This project is a web scraping tool designed to automate the process of extracting flashcard data from a language learning website, IKnowJP!, and saving it into a database. The data includes vocabulary, translations, example sentences, pronunciation, and other relevant details.
The extracted data integrates seamlessly with another project, Flashcard Generator, which organizes and generates the final flashcards for language learning. Check out that repository to see how this data is utilized in practice.
- Scrapes vocabulary details (source word, translation, pronunciation, and usage examples).
- Converts proficiency levels to standardized CEFR levels.
- Saves the data directly into a SQL Server database.
- Logs errors and saves failed items to a JSON file for troubleshooting.
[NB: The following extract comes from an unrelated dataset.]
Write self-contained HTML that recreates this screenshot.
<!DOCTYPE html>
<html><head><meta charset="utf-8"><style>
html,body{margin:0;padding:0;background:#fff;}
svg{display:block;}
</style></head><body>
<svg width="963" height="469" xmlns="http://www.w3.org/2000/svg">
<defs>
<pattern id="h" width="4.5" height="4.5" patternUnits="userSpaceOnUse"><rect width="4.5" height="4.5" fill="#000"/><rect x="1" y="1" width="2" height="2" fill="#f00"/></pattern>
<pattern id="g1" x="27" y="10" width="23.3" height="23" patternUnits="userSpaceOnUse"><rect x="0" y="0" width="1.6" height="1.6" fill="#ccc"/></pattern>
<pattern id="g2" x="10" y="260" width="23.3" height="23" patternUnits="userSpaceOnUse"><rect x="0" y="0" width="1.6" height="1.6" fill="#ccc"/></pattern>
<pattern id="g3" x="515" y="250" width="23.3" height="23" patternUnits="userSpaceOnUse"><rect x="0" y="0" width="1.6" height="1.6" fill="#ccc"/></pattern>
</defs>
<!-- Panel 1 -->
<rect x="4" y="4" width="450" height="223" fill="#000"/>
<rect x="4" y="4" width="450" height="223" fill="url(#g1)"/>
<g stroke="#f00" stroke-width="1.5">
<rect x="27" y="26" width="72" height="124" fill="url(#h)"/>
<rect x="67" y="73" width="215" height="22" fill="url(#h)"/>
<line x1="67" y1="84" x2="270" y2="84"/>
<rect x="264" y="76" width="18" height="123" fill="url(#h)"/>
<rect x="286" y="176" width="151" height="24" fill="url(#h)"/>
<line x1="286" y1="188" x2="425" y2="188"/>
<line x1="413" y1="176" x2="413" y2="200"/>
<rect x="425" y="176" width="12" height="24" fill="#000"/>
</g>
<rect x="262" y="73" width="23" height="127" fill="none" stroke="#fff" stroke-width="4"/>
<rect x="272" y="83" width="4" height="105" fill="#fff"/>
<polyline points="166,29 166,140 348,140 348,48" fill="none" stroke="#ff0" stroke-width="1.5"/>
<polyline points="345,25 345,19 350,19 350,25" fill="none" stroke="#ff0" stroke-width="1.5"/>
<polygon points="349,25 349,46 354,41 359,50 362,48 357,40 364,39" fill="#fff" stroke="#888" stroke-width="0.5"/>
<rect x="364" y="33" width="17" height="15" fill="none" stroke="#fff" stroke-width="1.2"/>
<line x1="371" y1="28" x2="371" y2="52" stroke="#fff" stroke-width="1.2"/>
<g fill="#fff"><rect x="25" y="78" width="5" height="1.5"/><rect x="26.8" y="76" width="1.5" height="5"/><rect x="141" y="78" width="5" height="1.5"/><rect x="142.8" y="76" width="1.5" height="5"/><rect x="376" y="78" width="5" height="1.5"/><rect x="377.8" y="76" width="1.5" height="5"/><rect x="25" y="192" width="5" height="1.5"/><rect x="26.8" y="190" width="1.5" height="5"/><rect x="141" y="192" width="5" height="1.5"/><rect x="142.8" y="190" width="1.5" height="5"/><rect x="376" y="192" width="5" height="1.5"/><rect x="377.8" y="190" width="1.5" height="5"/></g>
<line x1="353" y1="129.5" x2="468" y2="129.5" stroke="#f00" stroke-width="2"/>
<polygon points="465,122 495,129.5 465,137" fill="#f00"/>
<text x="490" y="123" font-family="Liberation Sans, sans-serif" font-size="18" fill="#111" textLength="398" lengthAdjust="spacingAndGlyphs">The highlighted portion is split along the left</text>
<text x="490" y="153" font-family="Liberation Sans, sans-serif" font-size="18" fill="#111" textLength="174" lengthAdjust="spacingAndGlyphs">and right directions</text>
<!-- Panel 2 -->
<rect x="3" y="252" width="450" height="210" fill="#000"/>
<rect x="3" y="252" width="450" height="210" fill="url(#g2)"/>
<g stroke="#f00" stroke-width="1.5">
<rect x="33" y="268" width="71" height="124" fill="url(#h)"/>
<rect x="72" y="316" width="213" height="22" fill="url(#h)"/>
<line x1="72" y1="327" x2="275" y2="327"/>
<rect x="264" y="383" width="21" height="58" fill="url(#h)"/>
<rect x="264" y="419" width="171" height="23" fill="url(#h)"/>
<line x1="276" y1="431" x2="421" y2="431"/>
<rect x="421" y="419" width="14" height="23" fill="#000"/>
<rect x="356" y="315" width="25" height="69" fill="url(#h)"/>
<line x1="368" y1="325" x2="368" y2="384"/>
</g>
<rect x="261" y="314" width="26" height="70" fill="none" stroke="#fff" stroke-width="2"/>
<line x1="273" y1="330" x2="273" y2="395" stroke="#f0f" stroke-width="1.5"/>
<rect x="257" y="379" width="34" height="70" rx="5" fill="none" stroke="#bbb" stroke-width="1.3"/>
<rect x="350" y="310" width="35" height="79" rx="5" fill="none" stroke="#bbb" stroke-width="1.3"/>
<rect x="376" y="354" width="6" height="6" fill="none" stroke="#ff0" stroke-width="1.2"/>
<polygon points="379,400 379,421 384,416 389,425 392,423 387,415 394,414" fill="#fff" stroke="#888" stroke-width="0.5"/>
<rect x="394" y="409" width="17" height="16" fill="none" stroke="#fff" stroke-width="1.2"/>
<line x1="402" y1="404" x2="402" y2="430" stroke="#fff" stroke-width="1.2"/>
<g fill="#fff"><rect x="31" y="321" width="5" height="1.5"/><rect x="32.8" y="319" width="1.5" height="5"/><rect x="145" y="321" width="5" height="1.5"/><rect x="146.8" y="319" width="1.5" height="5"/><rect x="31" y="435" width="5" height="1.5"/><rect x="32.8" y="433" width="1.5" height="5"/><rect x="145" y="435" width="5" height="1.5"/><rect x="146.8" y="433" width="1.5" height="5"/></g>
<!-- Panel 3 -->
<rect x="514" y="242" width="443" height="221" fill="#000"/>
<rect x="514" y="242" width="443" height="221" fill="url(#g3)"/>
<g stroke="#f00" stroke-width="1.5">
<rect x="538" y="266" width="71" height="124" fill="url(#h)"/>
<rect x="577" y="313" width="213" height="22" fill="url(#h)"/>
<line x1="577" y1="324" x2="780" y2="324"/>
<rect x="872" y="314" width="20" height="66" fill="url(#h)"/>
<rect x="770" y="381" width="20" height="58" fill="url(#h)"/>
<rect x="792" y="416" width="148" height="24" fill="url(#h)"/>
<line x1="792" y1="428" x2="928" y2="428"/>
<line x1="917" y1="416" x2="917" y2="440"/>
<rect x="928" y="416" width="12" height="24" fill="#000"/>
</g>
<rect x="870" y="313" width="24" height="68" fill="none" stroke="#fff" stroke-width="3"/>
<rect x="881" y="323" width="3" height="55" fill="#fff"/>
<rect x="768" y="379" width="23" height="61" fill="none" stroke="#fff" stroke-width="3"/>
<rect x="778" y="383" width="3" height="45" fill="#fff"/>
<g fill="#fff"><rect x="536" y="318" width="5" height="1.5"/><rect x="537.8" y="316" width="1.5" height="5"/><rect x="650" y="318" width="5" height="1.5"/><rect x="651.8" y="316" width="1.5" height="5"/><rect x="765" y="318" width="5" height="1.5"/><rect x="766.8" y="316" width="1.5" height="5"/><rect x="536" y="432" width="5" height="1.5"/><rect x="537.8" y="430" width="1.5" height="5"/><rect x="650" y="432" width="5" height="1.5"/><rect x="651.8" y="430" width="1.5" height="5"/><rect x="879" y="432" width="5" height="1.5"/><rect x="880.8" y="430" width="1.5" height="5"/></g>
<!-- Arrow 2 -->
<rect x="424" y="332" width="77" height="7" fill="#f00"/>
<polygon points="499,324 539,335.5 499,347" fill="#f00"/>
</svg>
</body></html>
Check the failed items here.
- Python (Core scripting language)
- Selenium WebDriver (Web scraping automation)
- SQL Server (Database)
- pyodbc (Database connection library)
- Logging Module (Error and process logging)
For additional context, the repository includes HTML reference files, which showcase the relevant sections of the website used for scraping data.
- Python 3.8+
- Google Chrome and ChromeDriver installed
- SQL Server with the specified database and table structure
- Necessary Python libraries (see requirements)
- Clone the repository:
git clone https://github.com/your-username/flashcard-generator.git cd flashcard-generator
- scraper.py: Main script for scraping and saving data.
- failed_items.json: Log of failed items for troubleshooting.
- HTML Reference Files: Examples of website structure used during scraping.
Errors encountered during scraping are logged, and failed items are saved to a JSON file for easy review and reprocessing.
The script is optimized for SQL Server but can be adapted for other relational databases by modifying the connection settings in the code.
Flashcard Generator: Uses the data from this project to generate language learning flashcards.